Твен не был родоначальником жанра — он следовал традиции. Черный юмор родился на так называемом фронтире — границе освоенных и диких земель (постоянно смещавшейся). Когда Твен начинал, американский Восток, усвоивший европейскую культуру, был цивильным, приглаженным; грубый старательский Запад рождал столь же грубые шутки. Это не особенность американской культуры, а закономерность, общая для всех: молодому юмору свойствен грубый, жестокий, балаганный характер. Европейский, в том числе русский, юмор когда-то был таким же, но за длительное время между балаганом и появлением газет мы успели изрядно рафинироваться, а в Америке газеты появились раньше, чем родился балаган. Герои этого балаганно-былинного юмора — баснословные силачи, головорезы, карточные шулера — это те же Панчи и Джуди, те же Микулы Селяниновичи и Иваны-дураки, только в ковбойских шляпах; та же и тематика: одного излупили палкой, другому отрезали голову…

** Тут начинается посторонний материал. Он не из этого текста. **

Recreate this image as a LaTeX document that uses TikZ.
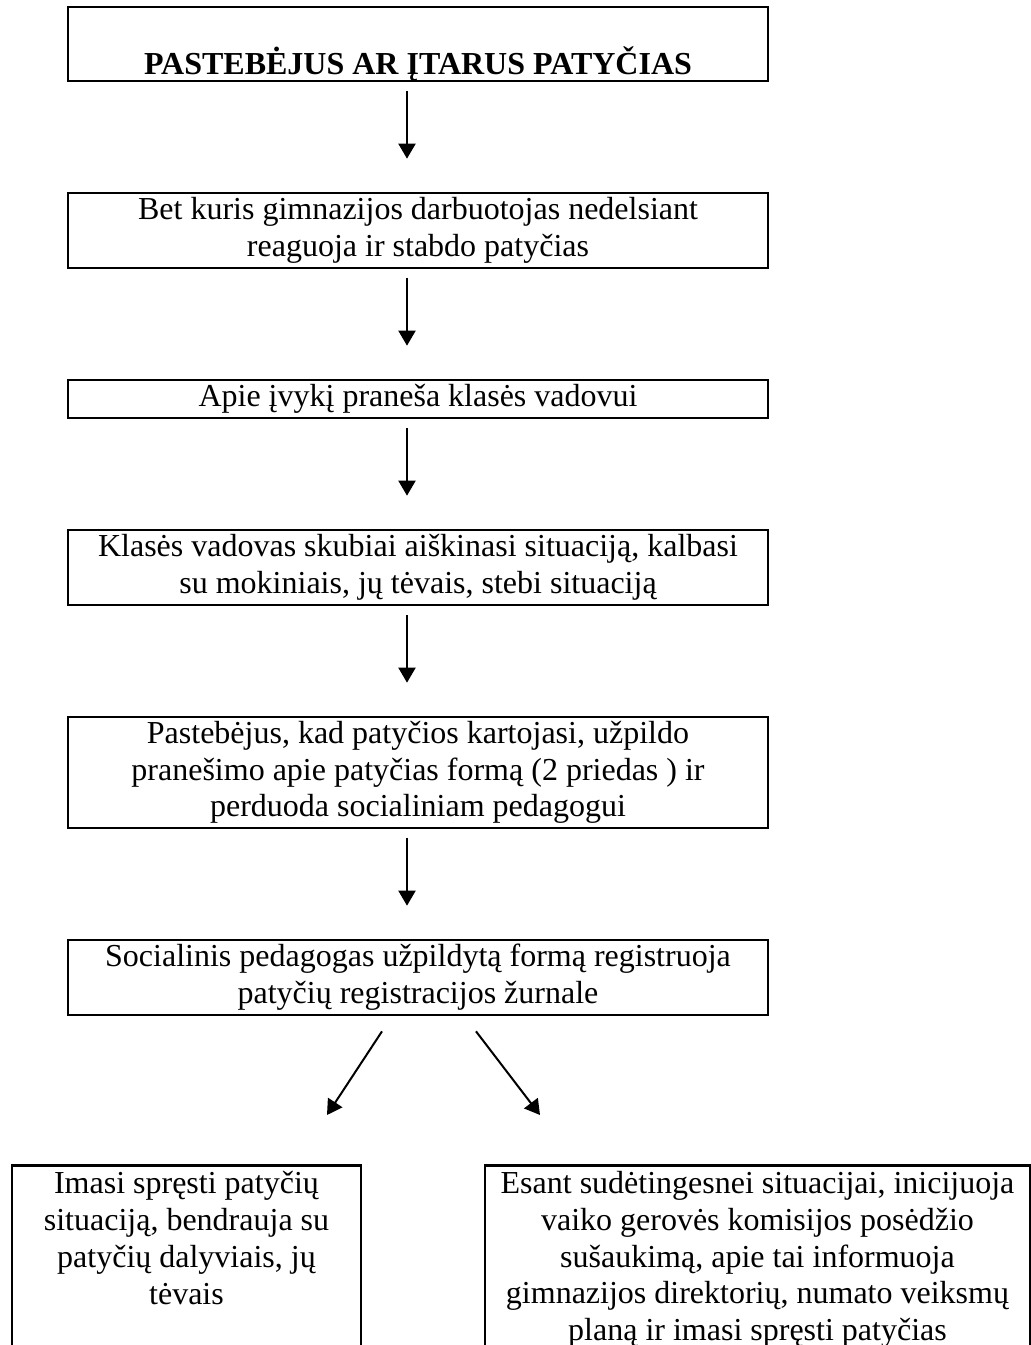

Некоторые хорошие мальчики все же умудряются дожить до совершеннолетия, и из них даже получаются священники (как, впрочем, и из плохих). 6-13 мая 1865 года «Калифорниен» разместил первую большую сатирическую вещь Твена о церкви — «Важная переписка» («Important Correspondence»): автор якобы ведет переговоры по поводу вакансии настоятеля собора (имеется в виду англиканская церковь):
«Мое письмо его Преподобию Беркуту: Сан-Франциско, март 1865 г. Дорогой доктор! Мне стало известно, что Вы телеграфировали церковному совету собора Милосердия свой отказ приехать в Сан-Франциско на пост настоятеля, не согласившись на предложенные Вам условия — 7000 долларов в год; в связи с этим я решил сам обратиться к Вам с письмом. Скажу Вам по секрету (это не для разглашения, пусть никто ничего не знает!), собирайте свои манатки и спешите сюда, я устрою все наилучшим образом. Совет схитрил, он понимал, что Вас 7000 долларов не устроят, но он думал, что Вы назначите свою цену и с Вами можно будет поторговаться. Теперь уж я сам займусь этим делом, растормошу всех священников, в результате Вы здесь за полгода заработаете больше, чем в Нью-Йорке за целый год. <…> Во-первых, здесь грандиозное поле действия: грешников — хоть пруд пруди. Достаточно закинуть сеть, и улов Вам обеспечен; просто удивительно — самая что ни на есть скучная, затасканная проповедь пригонит к Вам не меньше полдюжины кающихся. Поверьте, Вас ждет весьма оживленная деятельность при очень скромных усилиях с Вашей стороны». Доктор Беркут благодарил, но отвечал, что уже нашел себе место за 10 тысяч, то же и двое других, кого приглашал автор, зато явилось множество незваных: «Все они будут рады жалованью в 7000 долларов в год».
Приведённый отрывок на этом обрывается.